Si algo caracterizó y fue la esencia del autoritarismo del sistema político mexicano surgido a partir de la Revolución Mexicana fue la nula autonomía de poderes, debido a la preponderancia que la Constitución de 1917 le dio a la Presidencia de la República por encima del Congreso de la Unión y la Corte, así como a otras atribuciones extralegales que se le añadieron a través del ejercicio mismo del poder.
En su libro de 1972 “El sistema político mexicano” –que al releerlo adquiere una asombrosa y temible vigencia-, el reconocido intelectual Daniel Cosío Villegas identificó con gran lucidez las bases que sostenían el que ya para entonces era un vetusto régimen: hablaba de la “dictadura constitucional del Presidente”, en la que éste asume funciones de jefe de Estado, jefe de gobierno y jefe de la administración, con una notoria supremacía del Ejecutivo sobre el Legislativo y el Judicial, sin que se previera la existencia de freno ni contrapeso alguno, y con un partido oficial que sustituyó al caudillaje que caracterizó toda la vida independiente de México hasta 1929.

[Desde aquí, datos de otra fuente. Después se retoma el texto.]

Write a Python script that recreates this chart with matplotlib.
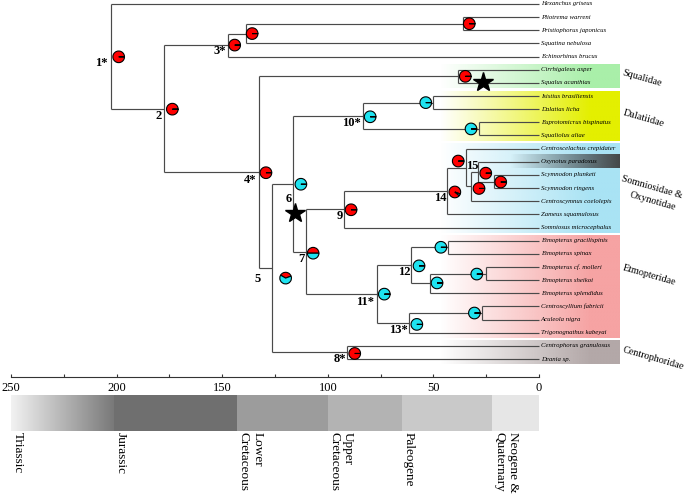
import numpy as np
import matplotlib.pyplot as plt
from matplotlib.patches import Wedge
from matplotlib.transforms import ScaledTranslation
from matplotlib.colors import to_rgb

plt.rcParams['font.family'] = ['Liberation Serif', 'DejaVu Serif']

# tips, top to bottom
tips = ['Hexanchus griseus', 'Pliotrema warreni', 'Pristiophorus japonicus',
        'Squatina nebulosa', 'Echinorhinus brucus', 'Cirrhigaleus asper',
        'Squalus acanthias', 'Isistius brasiliensis', 'Dalatias licha',
        'Euprotomicrus bispinatus', 'Squaliolus aliae', 'Centroscelachus crepidater',
        'Oxynotus paradoxus', 'Scymnodon plunketi', 'Scymnodon ringens',
        'Centroscymnus coelolepis', 'Zameus squamulosus', 'Somniosus microcephalus',
        'Etmopterus gracilispinis', 'Etmopterus spinax', 'Etmopterus cf. molleri',
        'Etmopterus sheikoi', 'Etmopterus splendidus', 'Centroscyllium fabricii',
        'Aculeola nigra', 'Trigonognathus kabeyai', 'Centrophorus granulosus',
        'Deania sp.']

# internal nodes (int child = tip index, str child = node id)
node_ids = ['1*', '2', '3*', 'a', 'pr', '4*', 'sq', '5', '6', '10*', 'da', 'eu',
            '7', '9', '14', 'b', '15', 'c', 'sc', '11*', '12', 'e', 'f', 'g',
            '13*', 'h', '8*']
node_kids = [[0, '2'], ['3*', '4*'], ['a', 4], ['pr', 3], [1, 2], ['sq', '5'], [5, 6],
             ['6', '8*'], ['10*', '7'], ['da', 'eu'], [7, 8], [9, 10],
             ['9', '11*'], ['14', 17], ['b', 16], [11, '15'], ['c', 15], [12, 'sc'],
             [13, 14], ['12', '13*'], ['e', 'f'], [18, 19], ['g', 22], [20, 21],
             ['h', 25], [23, 24], [26, 27]]
node_ages = [202.8, 177.4, 147.4, 138.9, 36.1, 132.6, 38.2, 126.6, 116.3, 83.5, 50.3, 28.4,
             110.5, 92.3, 43.4, 34.7, 32.2, 29.0, 21.2, 76.8, 60.6, 42.9, 51.6, 25.2,
             61.4, 26.8, 90.8]
labelled = ['1*', '2', '3*', '4*', '5', '6', '7', '8*', '9', '10*', '11*', '12', '13*', '14', '15']

# ancestral state pies: share of red state and start angle (deg)
pie_red = [1, 1, 1, 1, 1, 1, 1, 0.36, 0, 0, 0, 0,
           0.5, 1, 0.945, 1, 1, 1, 1, 0, 0, 0, 0, 0,
           0, 0, 1]
pie_start = [0] * 7 + [20] + [0] * 6 + [-20] + [0] * 12

# stars (age, row)
star_age = [26.7, 115.5]
star_row = [5.9, 15.92]

# families
family_names = ['Squalidae', 'Dalatiidae', 'Somniosidae &\nOxynotidae', 'Etmopteridae', 'Centrophoridae']
family_first = [5, 7, 11, 18, 26]
family_last = [6, 10, 17, 25, 27]
family_colors = ['#a9efa9', '#e4ef00', '#a9e3f4', '#f6a3a3', '#b3a8a8']

# time scale
period_names = ['Triassic', 'Jurassic', 'Lower\nCretaceous', 'Upper\nCretaceous',
                'Paleogene', 'Neogene &\nQuaternary']
period_start = [250, 201, 143, 100, 65, 22]
period_end = [201, 143, 100, 65, 22, 0]
period_colors = ['#9a9a9a', '#6f6f6f', '#9c9c9c', '#b3b3b3', '#c9c9c9', '#e6e6e6']

# ---- layout (pixels) ----
W, H = 685, 494
X0, PXM = 539, 2.112   # px of age 0, px per Myr
Y0, ROW = 4, 13.15     # px of first tip, px per row
RED, CYAN = '#ff0000', '#1ee3f0'
LINE = '#4a4a4a'

label_off = {'1*': (-3, 7), '2': (-2.5, 7.5), '3*': (-2, 6), '4*': (-3, 8), '5': (-11, 11),
             '6': (-1.5, 15.5), '7': (-1.5, 7.5), '8*': (-1, 7), '9': (-1, 6.5),
             '10*': (-1.5, 7.5), '11*': (-2.5, 7.5), '12': (-0.5, 6.5), '13*': (-2, 7),
             '14': (-0.5, 7), '15': (1.5, -20.5)}
pie_off = {'1*': (8, 0.5), '2': (8, 0.5), '3*': (7, 0), 'a': (6.5, 0), 'pr': (6.5, 0),
           '4*': (7, 0.5), 'sq': (7, 0), '5': (14, 10), '6': (7.5, 0.5), '10*': (7.5, 1),
           'da': (-7, 0), 'eu': (-8, 0), '7': (7.5, 1.5), '9': (7, 0.5), '14': (7.5, 1),
           'b': (-7.5, -6.5), '15': (8, 2), 'c': (8, 1.5), 'sc': (6.5, 0.5),
           '11*': (7.5, 0), '12': (8, 0.5), 'e': (-7.5, 0), 'f': (7, -0.5), 'g': (-9, 0.5),
           '13*': (7.5, 1.5), 'h': (-8, 0), '8*': (7.5, 1)}


def to_data(px, py):
    return (X0 - px) / PXM, (py - Y0) / ROW


fig = plt.figure(figsize=(W / 100, H / 100), dpi=100)
ax = fig.add_axes([0, 0, 1, 1])
ax.axis('off')

idx = {n: i for i, n in enumerate(node_ids)}


def node_y(k):
    if isinstance(k, int):
        return float(k)
    kids = node_kids[idx[k]]
    return (node_y(kids[0]) + node_y(kids[-1])) / 2


def node_x(k):
    return 0.0 if isinstance(k, int) else node_ages[idx[k]]


# coloured family boxes, fading in from the left
xl, _ = to_data(440, 0)
xr, _ = to_data(620, 0)
cols = np.linspace(440, 620, 300)
alpha = np.clip((cols - 440) / 150, 0, 1)
for first, last, col in zip(family_first, family_last, family_colors):
    img = np.zeros((1, len(cols), 4))
    img[0, :, :3] = to_rgb(col)
    img[0, :, 3] = alpha
    ax.imshow(img, extent=(xl, xr, last + 0.4, first - 0.4), aspect='auto',
              interpolation='bilinear', zorder=0)
# dark band behind Oxynotus
ox = tips.index('Oxynotus paradoxus')
xo, _ = to_data(510, 0)
cols2 = np.linspace(510, 620, 200)
img = np.zeros((1, len(cols2), 4))
img[0, :, :3] = to_rgb('#3f3f3f')
img[0, :, 3] = np.clip((cols2 - 510) / 110, 0, 1) * 0.95
ax.imshow(img, extent=(xo, xr, ox + 0.5, ox - 0.5), aspect='auto',
          interpolation='bilinear', zorder=0.5)

# tree
for n, kids, age in zip(node_ids, node_kids, node_ages):
    ys = [node_y(k) for k in kids]
    ax.plot([age, age], [min(ys), max(ys)], color=LINE, lw=0.85, zorder=2,
            solid_capstyle='butt')
    for k, ky in zip(kids, ys):
        ax.plot([age, node_x(k)], [ky, ky], color=LINE, lw=0.85, zorder=2,
                solid_capstyle='butt')

for i, name in enumerate(tips):
    ax.text(-0.8, i, name, style='italic', fontsize=4.9, ha='left', va='center', zorder=3)

# node numbers
for n in labelled:
    dx, dy = label_off[n]
    ax.annotate(n, (node_ages[idx[n]], node_y(n)), xytext=(dx, -dy),
                textcoords='offset pixels', ha='center' if n == '15' else 'right',
                va='center', fontsize=9, fontweight='bold', zorder=4)

# pies
R = 5.8 / 100
for n, red, start in zip(node_ids, pie_red, pie_start):
    dx, dy = pie_off[n]
    tr = fig.dpi_scale_trans + ScaledTranslation(node_ages[idx[n]], node_y(n), ax.transData)
    a = start
    for frac, col in [(red, RED), (1 - red, CYAN)]:
        if frac <= 0:
            continue
        span = min(360 * frac, 359.99)
        ax.add_patch(Wedge((dx / 100, -dy / 100), R, a, a + span, facecolor=col,
                           edgecolor='black', lw=0.8, transform=tr, zorder=5))
        a += 360 * frac

ax.plot(star_age, star_row, ls='none', marker='*', ms=15, color='black', zorder=6)

# family labels
fam_pos = [(623, 72.5), (623, 113), (622, 179), (623, 268), (623, 350)]
for name, (px, py) in zip(family_names, fam_pos):
    for j, line in enumerate(name.split('\n')):
        x, y = to_data(px + 8 * j, py + 16 * j)
        ax.text(x, y, line, fontsize=7.3, rotation=-16, rotation_mode='anchor',
                ha='left', va='center', zorder=4)

ax.set_xlim(X0 / PXM, (X0 - W) / PXM)
ax.set_ylim((H - Y0) / ROW, -Y0 / ROW)

# time axis
ax_s = fig.add_axes([11 / W, 1 - 377 / H, 528 / W, 6 / H])
ax_s.set_xlim(250, 0)
ax_s.set_xticks(range(0, 251, 50))
ax_s.set_xticks(range(0, 251, 25), minor=True)
for s in ['top', 'left', 'right']:
    ax_s.spines[s].set_visible(False)
ax_s.spines['bottom'].set_color('#333333')
ax_s.spines['bottom'].set_linewidth(0.8)
ax_s.set_yticks([])
ax_s.patch.set_alpha(0)
ax_s.tick_params(axis='x', which='both', direction='in', length=2.5, width=0.8,
                 pad=3.5, labelsize=9, color='#333333')

# geological bar
ax_b = fig.add_axes([11 / W, 1 - 431 / H, 530 / W, 36 / H])
ax_b.axis('off')
grad = np.linspace(0.95, 0.47, 200)
ax_b.imshow(np.repeat(grad[None, :, None], 3, axis=2),
            extent=(period_start[0], period_end[0], 0, 1), aspect='auto',
            interpolation='bilinear', zorder=1)
ax_b.barh(0.5, [s - e for s, e in zip(period_start[1:], period_end[1:])],
          left=period_end[1:], height=1, color=period_colors[1:], edgecolor='none', zorder=1)
ax_b.set_xlim(250, -1)
ax_b.set_ylim(0, 1)
for name, s in zip(period_names, period_start):
    ax_b.text(s - 0.3, -0.03, name, rotation=270, ha='left', va='top', fontsize=9.5)

fig.savefig('out.png', dpi=100)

Respecto de la relación de subordinación del Legislativo al Presidente, Cosío Villegas señalaba que ésta podía explicarse en el hecho de que la mayoría parlamentaria estaba compuesta por miembros del partido oficial “cuyo jefe supremo es el Presidente de la República, aun cuando formal o abiertamente no aparezca como tal”, y a cuya voluntad le debían la posibilidad de continuar una carrera política.
Sin embargo, y con gran valor para la época, Cosío Villegas sentenció que “el mexicano medio no aplaude cámaras de diputados y senadores que creen llenar sus funciones con las ruidosas ovaciones que le dispensan al Presidente de la República, pues semejante actitud significa renunciar al papel de co-operadores del Ejecutivo y, si el caso llegara, el de sus más severos críticos”.
Esa circunstancia de dominación absoluta del partido hegemónico en el Congreso de la Unión terminó tras las elecciones intermedias de 1997, cuando el PRI perdió la mayoría que históricamente había tenido en la Cámara de Diputados, lo cual terminó de consolidarse con la pérdida de la Presidencia en el 2000.
Sin embargo, 21 años después de que se ganara la pluralidad legislativa y a 18 de la primera alternancia partidista en el Ejecutivo federal, este 29 de agosto de 2018 presenciamos en la Cámara de Diputados un espectáculo que más bien nos devuelve a los escenarios que se observaban hace 50 años.
Que lo primero que hicieran los nuevos legisladores federales fuera lanzar vítores en el salón de Plenos a quien ya ejerce como presidente de facto no es muy diferente a lo que pasó el 1 de septiembre de 1969, cuando los legisladores de aquella época estallaron en aplausos para el presidente Gustavo Díaz Ordaz, al asumir éste “íntegramente la responsabilidad personal, ética, social, jurídica, política e histórica” por la matanza de estudiantes en Tlatelolco un año antes.
El burdo sometimiento es idéntico. Representa una brutal regresión política que, citando de nuevo a Cosío Villegas, podría resumirse en que “el mexicano, por lo visto, ha acabado por creer que ha caído en desuso la independencia de criterio, sin contar con que una experiencia larga y hasta ahora no desmentida enseña que la sujeción es mucho más lucrativa que la independencia”.
Parece que hubiera sido ayer. Hasta se repiten varios actores de aquellos elencos.